◆ Required task ◆
Can you transcribe the data exactly? Leave the pictures out.

---- Dataset content

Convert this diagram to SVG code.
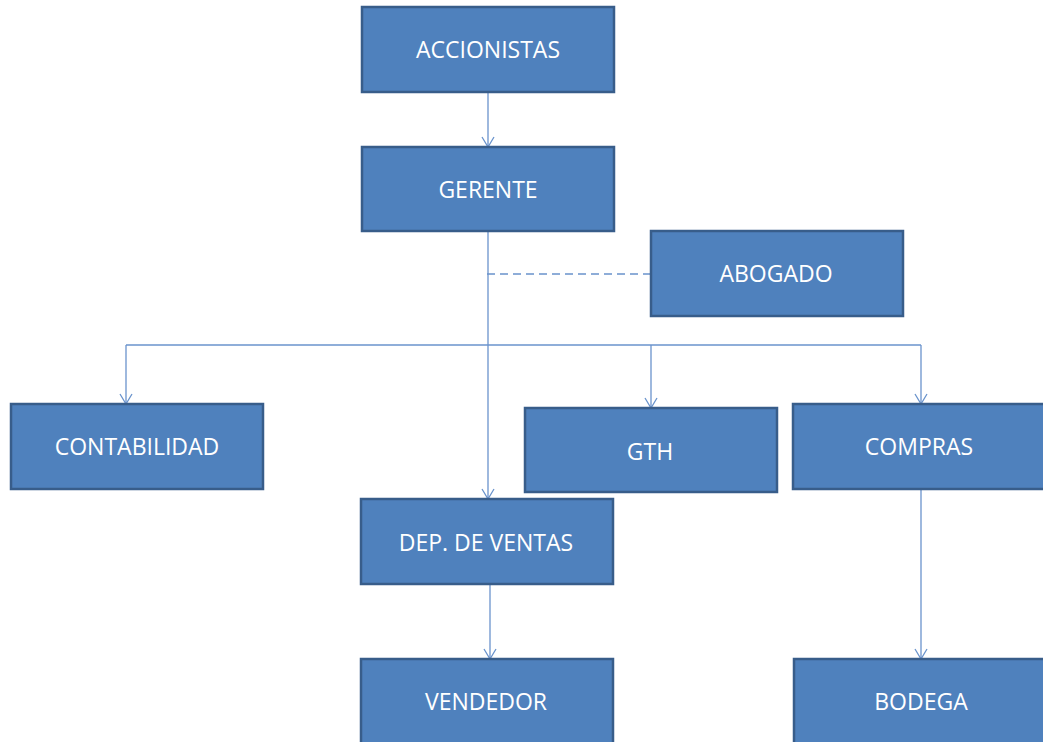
<svg xmlns="http://www.w3.org/2000/svg" width="1043" height="742" viewBox="0 0 1043 742">
<style>
.box{fill:#4F81BD;stroke:#385D8A;stroke-width:2.5}
.lbl{fill:#FFFFFF;font-family:"Open Sans","Liberation Sans",sans-serif;font-size:23px;text-anchor:middle;dominant-baseline:central}
.conn{fill:none;stroke:#6A93CC;stroke-width:1.3}
.dash{stroke-dasharray:8,5}
</style>
<defs>
<marker id="arr" viewBox="0 0 12 14" refX="11" refY="7" markerWidth="12" markerHeight="14" markerUnits="userSpaceOnUse" orient="auto">
<path d="M1,1 L11,7 L1,13" fill="none" stroke="#6A93CC" stroke-width="1.3"/>
</marker>
</defs>
<rect width="1043" height="742" fill="#FFFFFF"/>
<g id="connectors">
<line class="conn" x1="488" y1="92" x2="488" y2="147" marker-end="url(#arr)"/>
<line class="conn" x1="488" y1="231" x2="488" y2="499" marker-end="url(#arr)"/>
<line class="conn dash" x1="487" y1="274" x2="651" y2="274"/>
<line class="conn" x1="126" y1="345" x2="921" y2="345"/>
<line class="conn" x1="126" y1="345" x2="126" y2="404" marker-end="url(#arr)"/>
<line class="conn" x1="651" y1="345" x2="651" y2="408" marker-end="url(#arr)"/>
<line class="conn" x1="921" y1="345" x2="921" y2="404" marker-end="url(#arr)"/>
<line class="conn" x1="490" y1="585" x2="490" y2="659" marker-end="url(#arr)"/>
<line class="conn" x1="921" y1="489" x2="921" y2="659" marker-end="url(#arr)"/>
</g>
<g id="accionistas"><rect class="box" x="362" y="7" width="252" height="85"/><text class="lbl" x="488" y="49">ACCIONISTAS</text></g>
<g id="gerente"><rect class="box" x="362" y="147" width="252" height="84"/><text class="lbl" x="488" y="189">GERENTE</text></g>
<g id="abogado"><rect class="box" x="651" y="231" width="252" height="85"/><text class="lbl" x="776" y="273">ABOGADO</text></g>
<g id="contabilidad"><rect class="box" x="11" y="404" width="252" height="85"/><text class="lbl" x="137" y="446">CONTABILIDAD</text></g>
<g id="gth"><rect class="box" x="525" y="408" width="252" height="84"/><text class="lbl" x="650" y="451">GTH</text></g>
<g id="compras"><rect class="box" x="793" y="404" width="260" height="85"/><text class="lbl" x="919" y="446">COMPRAS</text></g>
<g id="dep-ventas"><rect class="box" x="361" y="499" width="252" height="85"/><text class="lbl" x="486" y="542">DEP. DE VENTAS</text></g>
<g id="vendedor"><rect class="box" x="361" y="659" width="252" height="95"/><text class="lbl" x="486" y="701">VENDEDOR</text></g>
<g id="bodega"><rect class="box" x="794" y="659" width="260" height="95"/><text class="lbl" x="921" y="701">BODEGA</text></g>
</svg>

--------

◆ Task response ◆
Convert this diagram to SVG code.
<svg xmlns="http://www.w3.org/2000/svg" width="1043" height="742" viewBox="0 0 1043 742">
<style>
.box{fill:#4F81BD;stroke:#385D8A;stroke-width:2.5}
.lbl{fill:#FFFFFF;font-family:"Open Sans","Liberation Sans",sans-serif;font-size:23px;text-anchor:middle;dominant-baseline:central}
.conn{fill:none;stroke:#6A93CC;stroke-width:1.3}
.dash{stroke-dasharray:8,5}
</style>
<defs>
<marker id="arr" viewBox="0 0 12 14" refX="11" refY="7" markerWidth="12" markerHeight="14" markerUnits="userSpaceOnUse" orient="auto">
<path d="M1,1 L11,7 L1,13" fill="none" stroke="#6A93CC" stroke-width="1.3"/>
</marker>
</defs>
<rect width="1043" height="742" fill="#FFFFFF"/>
<g id="connectors">
<line class="conn" x1="488" y1="92" x2="488" y2="147" marker-end="url(#arr)"/>
<line class="conn" x1="488" y1="231" x2="488" y2="499" marker-end="url(#arr)"/>
<line class="conn dash" x1="487" y1="274" x2="651" y2="274"/>
<line class="conn" x1="126" y1="345" x2="921" y2="345"/>
<line class="conn" x1="126" y1="345" x2="126" y2="404" marker-end="url(#arr)"/>
<line class="conn" x1="651" y1="345" x2="651" y2="408" marker-end="url(#arr)"/>
<line class="conn" x1="921" y1="345" x2="921" y2="404" marker-end="url(#arr)"/>
<line class="conn" x1="490" y1="585" x2="490" y2="659" marker-end="url(#arr)"/>
<line class="conn" x1="921" y1="489" x2="921" y2="659" marker-end="url(#arr)"/>
</g>
<g id="accionistas"><rect class="box" x="362" y="7" width="252" height="85"/><text class="lbl" x="488" y="49">ACCIONISTAS</text></g>
<g id="gerente"><rect class="box" x="362" y="147" width="252" height="84"/><text class="lbl" x="488" y="189">GERENTE</text></g>
<g id="abogado"><rect class="box" x="651" y="231" width="252" height="85"/><text class="lbl" x="776" y="273">ABOGADO</text></g>
<g id="contabilidad"><rect class="box" x="11" y="404" width="252" height="85"/><text class="lbl" x="137" y="446">CONTABILIDAD</text></g>
<g id="gth"><rect class="box" x="525" y="408" width="252" height="84"/><text class="lbl" x="650" y="451">GTH</text></g>
<g id="compras"><rect class="box" x="793" y="404" width="260" height="85"/><text class="lbl" x="919" y="446">COMPRAS</text></g>
<g id="dep-ventas"><rect class="box" x="361" y="499" width="252" height="85"/><text class="lbl" x="486" y="542">DEP. DE VENTAS</text></g>
<g id="vendedor"><rect class="box" x="361" y="659" width="252" height="95"/><text class="lbl" x="486" y="701">VENDEDOR</text></g>
<g id="bodega"><rect class="box" x="794" y="659" width="260" height="95"/><text class="lbl" x="921" y="701">BODEGA</text></g>
</svg>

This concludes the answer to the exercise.